Apple changes in-app purchase policies: an analysis
By now you have probably heard about it: Apple has rejected Sony’s Reader app on the following grounds.
We have not changed our developer terms or guidelines. We are now requiring that if an app offers customers the ability to purchase books outside of the app, that the same option is also available to customers from within the app with in-app purchase. [Official statement by Apple.]
This post analyses the pros and cons of this decision and provides related reading.
Points in Apple’s favor:
- Competitors are even worse. Sony and Amazon are the two companies who are most immediately affected. Both companies don’t even allow third-party apps on their devices and Amazon has a tight hold on content: It works really hard so that publishers go exclusively with Amazon. IIRC, before Apple’s iBooks, exclusivity was required for participating in the Kindle store.

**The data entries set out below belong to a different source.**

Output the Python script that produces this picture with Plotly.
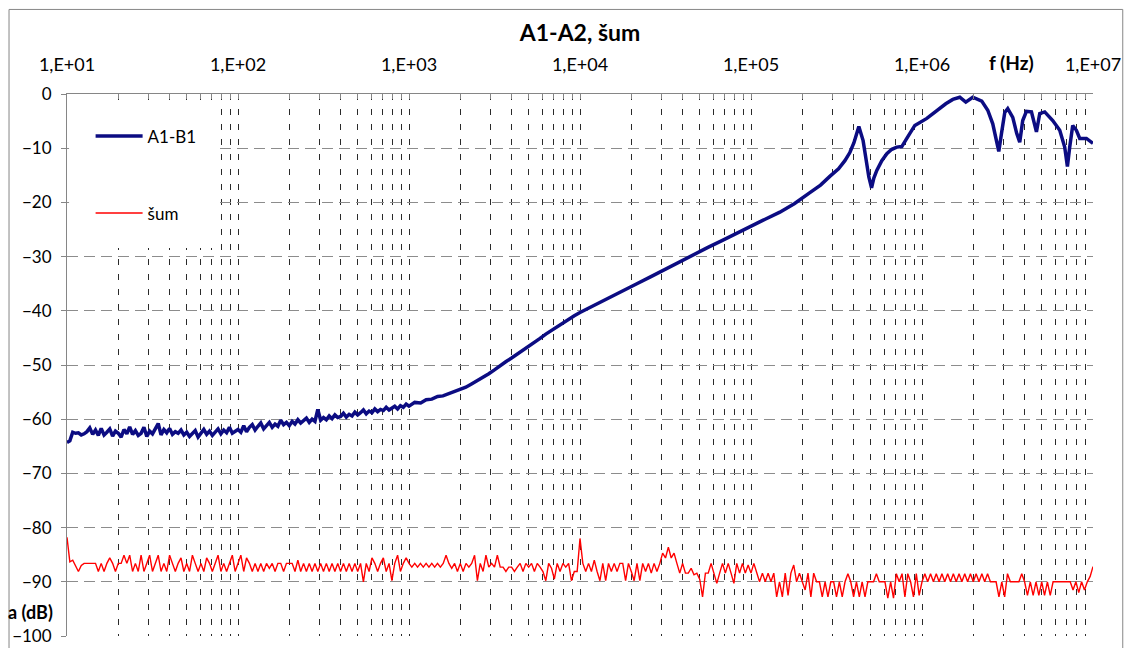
import plotly.graph_objects as go

# ---------------- data ----------------
# frequency mantissas per decade (30 pts / decade)
MANT = [1.0, 1.08, 1.17, 1.26, 1.36, 1.47, 1.58, 1.71, 1.85, 2.0,
        2.15, 2.32, 2.51, 2.71, 2.93, 3.16, 3.41, 3.68, 3.98, 4.3,
        4.64, 5.01, 5.41, 5.84, 6.31, 6.81, 7.36, 7.94, 8.58, 9.26]
# finer measurement grid (60 pts / decade)
MANT60 = [1.0, 1.039, 1.08, 1.122, 1.166, 1.212, 1.259, 1.308, 1.359, 1.413,
          1.468, 1.525, 1.585, 1.647, 1.711, 1.778, 1.848, 1.92, 1.995, 2.073,
          2.154, 2.239, 2.326, 2.418, 2.512, 2.61, 2.712, 2.818, 2.929, 3.043,
          3.162, 3.286, 3.415, 3.548, 3.687, 3.831, 3.981, 4.137, 4.299, 4.467,
          4.642, 4.823, 5.012, 5.208, 5.412, 5.623, 5.843, 6.072, 6.31, 6.556,
          6.813, 7.079, 7.356, 7.644, 7.943, 8.254, 8.577, 8.913, 9.261, 9.624]

# "šum" (noise) series, dB, one list per decade (60 pts each), 10 Hz .. 1e7 Hz
NOISE_D1 = [-81.8, -86.3, -86.0, -87.0, -88.1, -87.0, -86.6, -86.6, -86.6, -86.6,
            -86.6, -88.1, -86.6, -88.1, -86.6, -85.6, -86.6, -88.1, -86.6, -86.6,
            -85.1, -86.6, -85.1, -88.1, -86.6, -88.1, -85.1, -88.1, -86.6, -85.1,
            -88.1, -86.6, -85.1, -88.1, -86.6, -88.1, -85.1, -86.6, -88.1, -86.6,
            -85.6, -88.1, -86.6, -88.1, -85.1, -86.6, -88.1, -86.6, -88.1, -85.6,
            -86.6, -88.1, -86.6, -85.1, -88.1, -86.6, -88.1, -86.6, -85.1, -88.1]
NOISE_D2 = [-86.6, -85.1, -88.1, -85.6, -86.6, -88.1, -86.6, -88.1, -86.6, -88.1,
            -86.6, -87.5, -86.6, -88.1, -86.6, -86.6, -88.1, -86.6, -86.6, -86.6,
            -88.1, -86.0, -88.1, -86.6, -88.1, -86.6, -88.1, -86.6, -88.1, -86.6,
            -88.1, -86.6, -88.1, -86.6, -88.1, -86.6, -88.1, -86.6, -88.1, -86.6,
            -88.1, -86.6, -88.1, -86.6, -90.0, -86.6, -88.1, -85.6, -86.6, -88.1,
            -86.6, -85.6, -88.1, -86.6, -89.8, -86.6, -85.1, -88.1, -86.6, -85.6]
NOISE_D3 = [-86.6, -87.3, -86.6, -87.3, -86.6, -87.3, -86.6, -87.3, -86.6, -87.3,
            -86.6, -87.3, -86.6, -85.1, -86.6, -87.5, -86.6, -88.1, -86.6, -88.1,
            -86.6, -87.3, -86.6, -85.1, -89.8, -86.6, -88.1, -85.1, -87.3, -86.6,
            -87.3, -85.1, -87.3, -87.3, -88.1, -87.3, -87.3, -88.1, -87.3, -86.6,
            -88.1, -86.6, -87.3, -86.6, -88.1, -86.6, -87.3, -88.1, -89.8, -86.6,
            -87.5, -89.5, -86.6, -88.1, -86.6, -87.3, -86.6, -89.8, -88.1, -88.1]
NOISE_D4 = [-82.0, -86.6, -88.1, -86.6, -88.1, -86.0, -88.1, -89.8, -86.6, -89.8,
            -86.6, -88.1, -86.6, -88.1, -86.6, -86.6, -89.8, -86.6, -88.1, -89.8,
            -86.6, -89.8, -86.6, -88.1, -86.6, -88.4, -86.6, -88.1, -86.6, -84.7,
            -85.6, -83.6, -85.6, -84.7, -86.6, -88.4, -86.6, -88.4, -88.4, -87.5,
            -88.7, -88.4, -89.5, -92.8, -88.4, -88.4, -86.6, -88.4, -90.3, -88.4,
            -86.6, -88.4, -86.6, -88.4, -90.3, -86.6, -88.4, -86.6, -88.4, -86.9]
NOISE_D5 = [-88.4, -86.6, -88.4, -90.0, -88.4, -90.0, -88.4, -90.0, -88.4, -92.8,
            -90.0, -92.8, -88.4, -92.5, -88.4, -86.9, -90.0, -88.4, -90.0, -91.5,
            -88.4, -92.8, -88.4, -90.0, -90.0, -92.8, -90.0, -92.8, -90.0, -90.0,
            -92.8, -90.0, -92.8, -90.0, -88.5, -90.0, -92.8, -90.0, -92.8, -90.0,
            -92.8, -90.0, -90.0, -90.0, -88.5, -90.0, -90.0, -90.0, -93.0, -90.0,
            -93.0, -88.5, -90.0, -88.5, -92.8, -88.5, -90.0, -92.8, -88.5, -92.5]
NOISE_D6 = [-90.0, -88.5, -90.0, -88.5, -90.0, -88.5, -90.0, -88.5, -90.0, -88.5,
            -90.0, -88.5, -90.0, -88.5, -90.0, -88.5, -90.0, -88.5, -90.0, -88.5,
            -90.0, -88.5, -90.0, -88.5, -90.0, -90.0, -90.0, -92.8, -90.0, -92.8,
            -88.5, -90.0, -90.0, -90.0, -90.0, -88.5, -90.0, -92.5, -90.0, -92.5,
            -90.0, -92.5, -90.0, -92.5, -90.0, -92.5, -90.0, -90.0, -90.0, -90.0,
            -90.0, -90.0, -90.0, -91.5, -90.0, -92.0, -90.0, -91.5, -90.0, -89.0]
NOISE_END = [-87.2]

# "A1-B1" series, dB
A1B1_D1 = [-64.3, -64.0, -62.4, -62.6, -62.5, -62.9, -62.7, -62.3, -61.6, -62.8,
           -62.0, -63.0, -61.7, -62.9, -62.4, -61.8, -63.1, -62.2, -62.6, -63.3,
           -61.9, -62.7, -61.4, -62.8, -62.1, -63.0, -62.6, -61.5, -63.2, -62.2,
           -62.7, -61.6, -60.8, -62.9, -61.9, -62.5, -61.7, -62.8, -62.3, -62.6,
           -62.0, -62.9, -62.4, -63.2, -62.6, -62.1, -63.3, -62.5, -61.9, -62.8,
           -62.2, -63.0, -62.4, -61.8, -62.7, -62.0, -62.5, -61.5, -62.6, -62.2]
A1B1_D2 = [-61.9, -62.4, -61.2, -62.3, -61.5, -61.0, -62.0, -61.3, -60.7, -61.8,
           -61.1, -60.6, -61.5, -60.9, -61.3, -60.2, -61.0, -60.6, -61.2, -60.4,
           -60.9, -60.1, -60.7, -60.3, -59.8, -60.6, -60.0, -60.4, -58.2, -60.2,
           -59.7, -60.1, -59.4, -59.9, -59.2, -59.7, -59.5, -58.9, -59.6, -59.1,
           -59.4, -58.7, -59.2, -58.8, -58.3, -59.0, -58.5, -58.8, -58.1, -58.6,
           -58.2, -58.4, -57.8, -58.3, -57.9, -57.6, -58.1, -57.5, -57.8, -57.2]
A1B1_D3 = [-57.6, -56.9, -57.0, -56.4, -56.3, -55.8, -55.7, -55.3, -55.0, -54.6,
           -54.1, -53.5, -52.9, -52.3, -51.6, -50.9, -50.1, -49.4, -48.7, -48.0,
           -47.2, -46.5, -45.8, -45.1, -44.3, -43.6, -42.9, -42.2, -41.5, -40.9]
A1B1_HF_F = [1.0e4, 1.2e4, 1.47e4, 1.8e4, 2.15e4, 2.6e4, 3.16e4, 3.8e4, 4.64e4, 5.6e4,
             6.81e4, 8.2e4, 1.0e5, 1.21e5, 1.475e5, 1.8e5, 2.21e5, 2.55e5, 2.89e5, 3.25e5,
             3.54e5, 3.785e5, 4.0e5, 4.215e5, 4.272e5, 4.525e5, 4.738e5, 4.887e5, 5.069e5, 5.228e5,
             5.44e5, 5.821e5, 6.227e5, 6.66e5, 7.123e5, 7.619e5, 8.15e5, 8.6e5, 9.077e5, 1.067e6,
             1.157e6, 1.27e6, 1.377e6, 1.514e6, 1.663e6, 1.803e6, 1.981e6, 2.236e6, 2.424e6, 2.593e6,
             2.737e6, 2.812e6, 2.916e6, 3.048e6, 3.173e6, 3.394e6, 3.582e6, 3.729e6, 3.882e6, 4.08e6,
             4.365e6, 4.669e6, 4.881e6, 5.22e6, 5.814e6, 6.39e6, 6.832e6, 7.085e6, 7.307e6, 7.61e6,
             7.998e6, 8.362e6, 9.151e6, 1.0e7]
A1B1_HF_DB = [-40.3, -39.0, -37.6, -36.2, -35.0, -33.7, -32.3, -31.0, -29.6, -28.3,
              -27.0, -25.7, -24.4, -23.1, -21.8, -20.2, -18.2, -16.8, -15.2, -13.8,
              -12.3, -10.8, -9.0, -6.5, -6.0, -8.6, -12.8, -15.3, -17.3, -15.5,
              -14.1, -12.3, -11.0, -10.2, -9.8, -9.7, -8.2, -7.0, -5.8, -4.5,
              -3.6, -2.5, -1.8, -1.0, -0.6, -1.5, -0.6, -1.3, -3.0, -5.5,
              -8.6, -10.6, -7.3, -3.4, -2.7, -4.3, -7.3, -8.9, -4.9, -3.2,
              -3.3, -7.0, -3.6, -3.3, -4.9, -6.7, -9.8, -13.4, -9.8, -5.8,
              -6.7, -8.2, -8.2, -9.1]

DECADE_LABELS = ["1,E+01", "1,E+02", "1,E+03", "1,E+04", "1,E+05", "1,E+06", "1,E+07"]
Y_TICKS = [0, -10, -20, -30, -40, -50, -60, -70, -80, -90, -100]

# ---------------- assemble ----------------
noise_f = [m * 10 ** d for d in range(1, 7) for m in MANT60] + [1e7]
noise_db = NOISE_D1 + NOISE_D2 + NOISE_D3 + NOISE_D4 + NOISE_D5 + NOISE_D6 + NOISE_END

a_f = ([m * 10 ** d for d in range(1, 3) for m in MANT60]
       + [m * 1e3 for m in MANT] + A1B1_HF_F)
a_db = A1B1_D1 + A1B1_D2 + A1B1_D3 + A1B1_HF_DB

tickvals, ticktext = [], []
for i, d in enumerate(range(1, 7)):
    for k in range(1, 10):
        tickvals.append(k * 10 ** d)
        ticktext.append(DECADE_LABELS[i] if k == 1 else "")
tickvals.append(1e7)
ticktext.append(DECADE_LABELS[-1])

FONT = "Lato, Carlito, Calibri, 'Liberation Sans', sans-serif"

fig = go.Figure()
fig.add_trace(go.Scatter(x=a_f, y=a_db, mode="lines", name="A1-B1",
                         legendgroup="a", line=dict(color="#0C0C82", width=3.5)))
fig.add_trace(go.Scatter(x=noise_f, y=noise_db, mode="lines", name="šum",
                         legendgroup="n", line=dict(color="#FF0000", width=1.4)))

fig.update_xaxes(type="log", range=[1, 7], side="top", automargin=False,
                 tickmode="array", tickvals=tickvals, ticktext=ticktext,
                 showgrid=True, gridcolor="#2a2a2a", griddash="6px,9px", gridwidth=1,
                 showline=True, linecolor="#868686", linewidth=1,
                 ticks="inside", ticklen=5, tickcolor="#868686",
                 tickfont=dict(family=FONT, size=18, color="#000000"),
                 ticklabelstandoff=15, zeroline=False)
fig.update_yaxes(range=[-100, 0], tickmode="array", tickvals=Y_TICKS, automargin=False,
                 showgrid=True, gridcolor="#8c8c8c", griddash="11px,6px", gridwidth=1,
                 showline=True, linecolor="#868686", linewidth=1,
                 ticks="outside", ticklen=5, tickcolor="#868686",
                 tickfont=dict(family=FONT, size=17, color="#000000"),
                 ticklabelstandoff=6, zeroline=False)

fig.update_layout(
    width=1127, height=648,
    margin=dict(l=67, r=34, t=94, b=12, autoexpand=False),
    paper_bgcolor="white", plot_bgcolor="white",
    font=dict(family=FONT, color="#000000"),
    title=dict(text="<b>A1-A2, šum</b>", x=0.5, xref="paper", xanchor="center",
               y=1 - 33 / 648, yref="container", yanchor="middle",
               font=dict(family=FONT, size=23, color="#000000")),
    showlegend=True,
    legend=dict(x=0.023, y=0.955, xanchor="left", yanchor="top",
                bgcolor="rgba(0,0,0,0)", borderwidth=0,
                font=dict(family=FONT, size=17, color="#000000"),
                tracegroupgap=52, itemwidth=47),
    shapes=[
        dict(type="rect", xref="paper", yref="paper", x0=0.002, x1=0.1433, y0=0.716, y1=0.989,
             fillcolor="white", line=dict(width=0), layer="above"),
        dict(type="rect", xref="paper", yref="paper", x0=-0.0565, x1=1.029, y0=-0.08, y1=1.156,
             fillcolor="rgba(0,0,0,0)", line=dict(color="#868686", width=1), layer="above"),
    ],
    annotations=[
        dict(text="<b>f (Hz)</b>", xref="paper", yref="paper", x=0.921, y=1.058,
             showarrow=False, xanchor="center", yanchor="middle",
             font=dict(family=FONT, size=19, color="#000000")),
        dict(text="<b>a (dB)</b>", xref="paper", yref="paper", x=-0.036, y=0.044,
             showarrow=False, xanchor="center", yanchor="middle",
             font=dict(family=FONT, size=18, color="#000000")),
    ],
)

fig.write_html("out.html")
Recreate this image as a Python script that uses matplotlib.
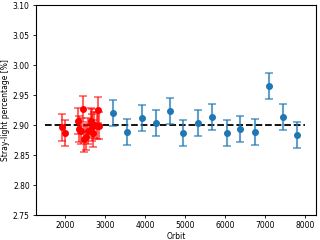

- Commercial apps can’t expect to be hosted for free. Letting Apple host a commercial app for free and making money with it through other channels is not entirely fair to Apple. The free hosting was intended for apps that are completely free and selflessly offer something to the community.
Points against Apple:
- Pretending that nothing has changed. It is a change from previous policies, because whatever may have been in the developer terms wasn’t enforced before and now is.
- Badly communicated. This move fits the “Apple as a control freak” trope too well. Just look at the headline of the original story: “Apple Moves to Tighten Control of App Store”. Whenever Apple’s actions fit this pattern, it makes everyone nervous and Apple should have communicated the move better. On the other hand, Sony directly going to the media did not make this easy on Apple.
- Apple’s devices are made more attractive by 3rd party apps and thus every app helps Apple make money. App developers thus deserve better communication.
- 30% is too much. The effort of implementing in-app purchasing and Apple’s 30% cut make it too costly for smaller companies to comply with this rule.
- Why force developers? In-app purchasing should be attractive enough for app developers on its own merits, without forcing them to use it.
- It’s not good for users. Superficially, forcing developers to support in-app purchases is good for users. Except that it’s not if prices have to be raised to offset the costs.
Two possible solutions:
- An app has to pay for its hosting if it is not truly free.
- “change the terms of in-app
content purchases to be more akin to a credit-card processing fee” [source]
Related reading:
- The positive side of Apple’s tight control of the iOS app store
- Oceania: We Have Always Required Books From the Eurasian
E-Bookstore to Be Sold Through Our In-App Purchasing System (Daring Fireball, giving context for this topic)
- Update 2011-02-15: Apple has made it official: If you sell something externally, you also need to make it available as an in-app purchase, at a price that must match or exceed the external price.
- Update 2011-02-16: Apple's App Store Subscription Policies Raise Antitrust Issues as Content Providers Fume
- “Publishers of existing App Store applications have until June 30th to comply with Apple's new policies.”
- Update 2011-02-18: Antitrust Enforcers Eye Apple Anew
- Update 2011-02-21: Apple Smacks Readability In The Face With Subscription Rules; All SaaS In Trouble
Quote: “[...] Apple has every right to implement a subscription service that they want
you to use (and it should help with end-user usability), but there’s no
way they can charge a 30 percent fee for many of these services that
will be forced to use it. SaaS [software-as-a-service, where the app seller does not own content, but provides a service to content owners] is one example, music streaming services
are another. At 30 percent, most of these simply could not afford to
stay in business. [...] Apple needs to either waive the
fee or cut it down to some low single digit percentage in circumstances
beyond traditional media publishers.”
- Daring Fireball comments: “I can see how many people, including content providers like Readability,
wish that Apple had not instituted these new rules. But, given these
rules, how can anyone be surprised by this rejection? Readability’s
business model is to charge a subscription fee, keep 30%, and pass 70% along to the writers/publishers of the articles being read by Readability users. Sound familiar?” [30% is indeed quite a lot (in both Apple’s and Readability’s case). Flattr keeps 10%.]
- Update 2011-02-22: Subscriptions and the new In-App Purchase requirement
- Update 2011-02-22: Steve Jobs Email Suggests In-App Subscriptions Don't Apply to 'Software As a Service'?
- Update 2011-02-23: Just How Is Apple's App Store Subscription Policy Good for Users? [Lists advantages of Apple’s in-app subscription for users.]